(The Center Square) – Arizona has found itself at the center of one of the most contentious electoral cycles in decades and Gov. Doug Ducey took a moment Thursday to temper expectations about when cable news networks would be able to put a checkmark next to a candidate’s name.
Even under normal electoral cycles, Arizona has lagged behind much of the nation in finalizing its results.
In 2012, county clerks were still tabulating provisional ballots three weeks after polls closed, garnering national attention. In 2016, the Arizona Secretary of State’s website crashed just after ballots began getting counted, delaying results from being posted well into Wednesday morning. In 2018, Republican Martha McSally cast doubt on the integrity of late results trickling in favoring the eventual winner, U.S. Sen. Kyrsten Sinema. McSally lost the election by fewer than 56,000 votes out of more than 2.3 million cast in the race before being appointed to replace John McCain later that year.

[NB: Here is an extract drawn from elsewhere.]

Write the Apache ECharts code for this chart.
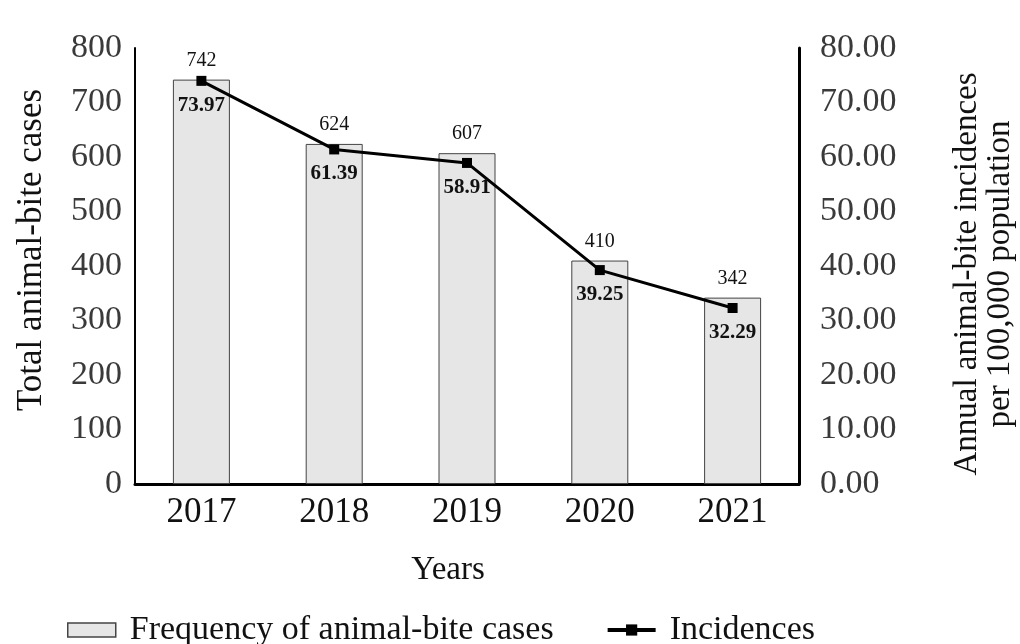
<!DOCTYPE html>
<html><head><meta charset="utf-8">
<script src="https://cdn.jsdelivr.net/npm/echarts@6/dist/echarts.min.js"></script>
<style>html,body{margin:0;padding:0;background:#fff}#c{width:1020px;height:644px}</style>
</head><body><div id="c"></div>
<script>
const years = ['2017','2018','2019','2020','2021'];
const cases = [742, 624, 607, 410, 342];
const incidences = [73.97, 61.39, 58.91, 39.25, 32.29];
const leftTicks = [0,100,200,300,400,500,600,700,800];
const rightTicks = [0,10,20,30,40,50,60,70,80];

const F = 'Liberation Serif, Times New Roman, serif';
const chart = echarts.init(document.getElementById('c'));
chart.setOption({
  animation: false,
  backgroundColor: '#fff',
  grid: {left: 135, right: 221, top: 48, bottom: 160, outerBoundsMode: 'none', containLabel: false},
  legend: {
    top: 608, left: 62, itemGap: 52, itemWidth: 48, itemHeight: 14,
    textStyle: {fontFamily: F, fontSize: 34, color: '#111', padding: [0, 0, 0, 9]},
    data: [
      {name: 'Frequency of animal-bite cases', icon: 'rect', itemStyle: {color: '#e6e6e6', borderColor: '#444', borderWidth: 1.5}},
      {name: 'Incidences', lineStyle: {width: 4, color: '#000'}, itemStyle: {color: '#000'}}
    ]
  },
  xAxis: {
    type: 'category', data: years,
    name: 'Years', nameLocation: 'middle', nameGap: 70,
    nameTextStyle: {fontFamily: F, fontSize: 33, color: '#111', padding: [0, 38, 0, 0]},
    axisLine: {lineStyle: {color: '#000', width: 3}},
    axisTick: {show: false},
    axisLabel: {fontFamily: F, fontSize: 35, color: '#111', margin: 11}
  },
  yAxis: [
    {
      type: 'value', min: leftTicks[0], max: leftTicks[leftTicks.length-1], interval: 100,
      name: 'Total animal-bite cases', nameLocation: 'middle', nameRotate: 90, nameGap: 86,
      nameTextStyle: {fontFamily: F, fontSize: 35, color: '#111', padding: [0, 0, 0, 32]},
      axisLine: {show: true, lineStyle: {color: '#000', width: 2}},
      axisTick: {show: false}, splitLine: {show: false},
      axisLabel: {fontFamily: F, fontSize: 34, color: '#3a3a3a', margin: 13, padding: [0, 0, 8, 0]}
    },
    {
      type: 'value', min: rightTicks[0], max: rightTicks[rightTicks.length-1], interval: 10,
      name: 'Annual animal-bite incidences\nper 100,000 population', nameLocation: 'middle', nameRotate: 90, nameGap: 152,
      nameTextStyle: {fontFamily: F, fontSize: 33, color: '#111', lineHeight: 33, padding: [0, 16, 0, 0]},
      axisLine: {show: true, lineStyle: {color: '#000', width: 3}},
      axisTick: {show: false}, splitLine: {show: false},
      axisLabel: {fontFamily: F, fontSize: 34, color: '#3a3a3a', margin: 21, padding: [0, 0, 6, 0], formatter: v => v.toFixed(2)}
    }
  ],
  series: [
    {
      name: 'Frequency of animal-bite cases', type: 'bar', yAxisIndex: 0, data: cases,
      barWidth: 57,
      itemStyle: {color: '#e6e6e6', borderColor: '#444', borderWidth: 1},
      label: {show: true, position: 'top', distance: 9, fontFamily: F, fontSize: 20, color: '#111'}
    },
    {
      name: 'Incidences', type: 'line', yAxisIndex: 1, data: incidences,
      symbol: 'rect', symbolSize: 10,
      lineStyle: {color: '#000', width: 3}, itemStyle: {color: '#000'},
      label: {show: true, position: 'bottom', distance: 9, fontFamily: F, fontSize: 21, fontWeight: 'bold', color: '#111', formatter: p => p.value.toFixed(2)},
      z: 5
    }
  ]
});
</script></body></html>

It’s a close race this year for McSally and her Democratic challenger Mark Kelly, wherein the winner will be seated earlier since the race is a special election. But all eyes are on whether Joe Biden can become the first Democrat in decades to take Arizona’s 11 electoral votes, which could leave the state in the national spotlight for days after Nov. 3.
Even with a record number of vote-by-mail ballots expected, election officials expect a quicker turnaround than other years due to a change in state law that allows them to begin counting ballots two weeks before Election Day. The August primary took advantage of the early counting, but turnout in November is expected to dwarf the primary ballot count.
When asked about the coming election, Ducey was cautious in his words.
“Election integrity is top-of-mind and a top priority for me,” Ducey said. “But, I want to manage expectations that we will likely not be declaring a winner, possibly at the state level and certainly nationally, on the evening of November 3rd and whoever wins that electoral college will be declared President of the United States.”
President Donald Trump had cast doubt on whether or not he would cede his office if the election doesn’t go his way, citing the potential for election fraud that takes advantage of historic vote-by-mail expansions. When asked, Ducey said he trusts the president would abide by the constitutional restraints of his office.
“We’ve been doing this as a country since 1796 with a peaceful transition of power, and I think that those comments were clarified today in terms that there would be respect for any free and fair election,” he said.